Sigorta poliçesi satan her kişi ya da kurum sigortacı değildir. Ona sigortacı diyebilmemiz için bazı özellikleri olmalıdır.


İlk özellik bilgidir. Neyi, kime, niçin satması gerektiğini bilmelidir. Hangi teminatın nasıl çalıştığını bilmelidir. Hasar zamanında nasıl hareket edilmesi gerektiğini bilmelidir. Sektördeki gelişmeleri takip etmeli ve sigortalılarını bilgilendirmelidir. Aksi halde, sigortalılarının mağduriyetlere sebebiyet verebilecektir.

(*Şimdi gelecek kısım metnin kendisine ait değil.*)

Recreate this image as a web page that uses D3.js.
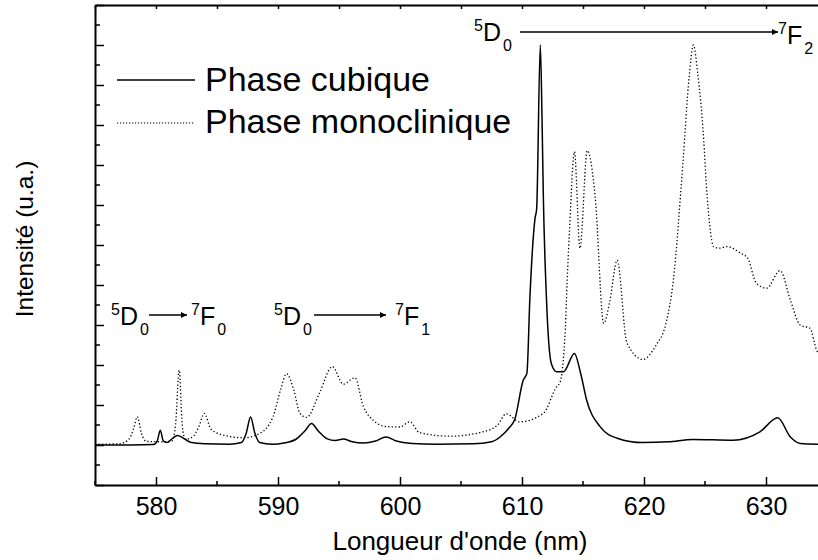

Ürününü çok iyi bilmeli, sigortalısına hem artılarını hem de eksilerini mutlaka anlatmalı, bilgi gizlememelidir. Çünkü sigorta poliçesi, yaşanması muhtemel bir olumsuz olayda, vaat edilen hizmetlerin sunulacağının taahhütüdür. Yapamayacaklarını söz vermemeli, söz verdiklerini ise yapmalıdır.


Sigortacı analiz yapabilmelidir. Satışı yapılacak ürünün o sigortalıya uygunluğunu değerlendirmelidir. Gerekirse ek teminatlar sunup gerçek bir güvence sunmalı, gerekirse de yersiz para ödenmesini engel olmalıdır. Fabrikasyon formatında değil, terzi titizliğinde çalışmalıdır.


Ulaşılabilir olmalıdır. Hasar zamanında bize çözüm sunacak alt yapıyı hazırlamış olmalıdır. Beklenmedik bir kötü durumla karşılaşıldığında, bizi paniğe iten asıl sebep, ne yapmamız gerektiğini bilmemektir. Sigortacı, bu bilinmezlikleri mümkün ölçüde ortadan kaldırmalıdır. Hasar zamanında yapılması gerekenleri en baştan anlatmalıdır.


Son olarak, sigortacı, sadece bir satıcı değil, bizim danışmanımız olabilmelidir. Çağrı merkezi danışmanları gibi, herkese aynı bilgiyi aktaran danışmanlıktan bahsetmiyorum. Bizi tanıyan, ihtiyacımız olan ürünü tespit edebilen ve doğru hizmeti verebilen biri olmalıdır.


Unutulmamalıdır ki sigortacılık bir hedef tutturma işi değildir. Sadece kendi rakamsal hedeflerine ulaşabilmek için yapılan satışlar, hem sigortacılara olan güveni zedeleler, hem de insanların hayatlarını adayıp elde ettiği değerleri riske atmak anlamına gelir ki, kimsenin böyle bir hakkı yoktur.


Sigorta poliçelerinin bir evraktan ibaret değil, hayatımızın ve emeklerimizin güvencesi olduğunun bilincinde olduğumuz ama hiç kullanmak durumunda kalmadığımız güzel bir hafta diliyorum.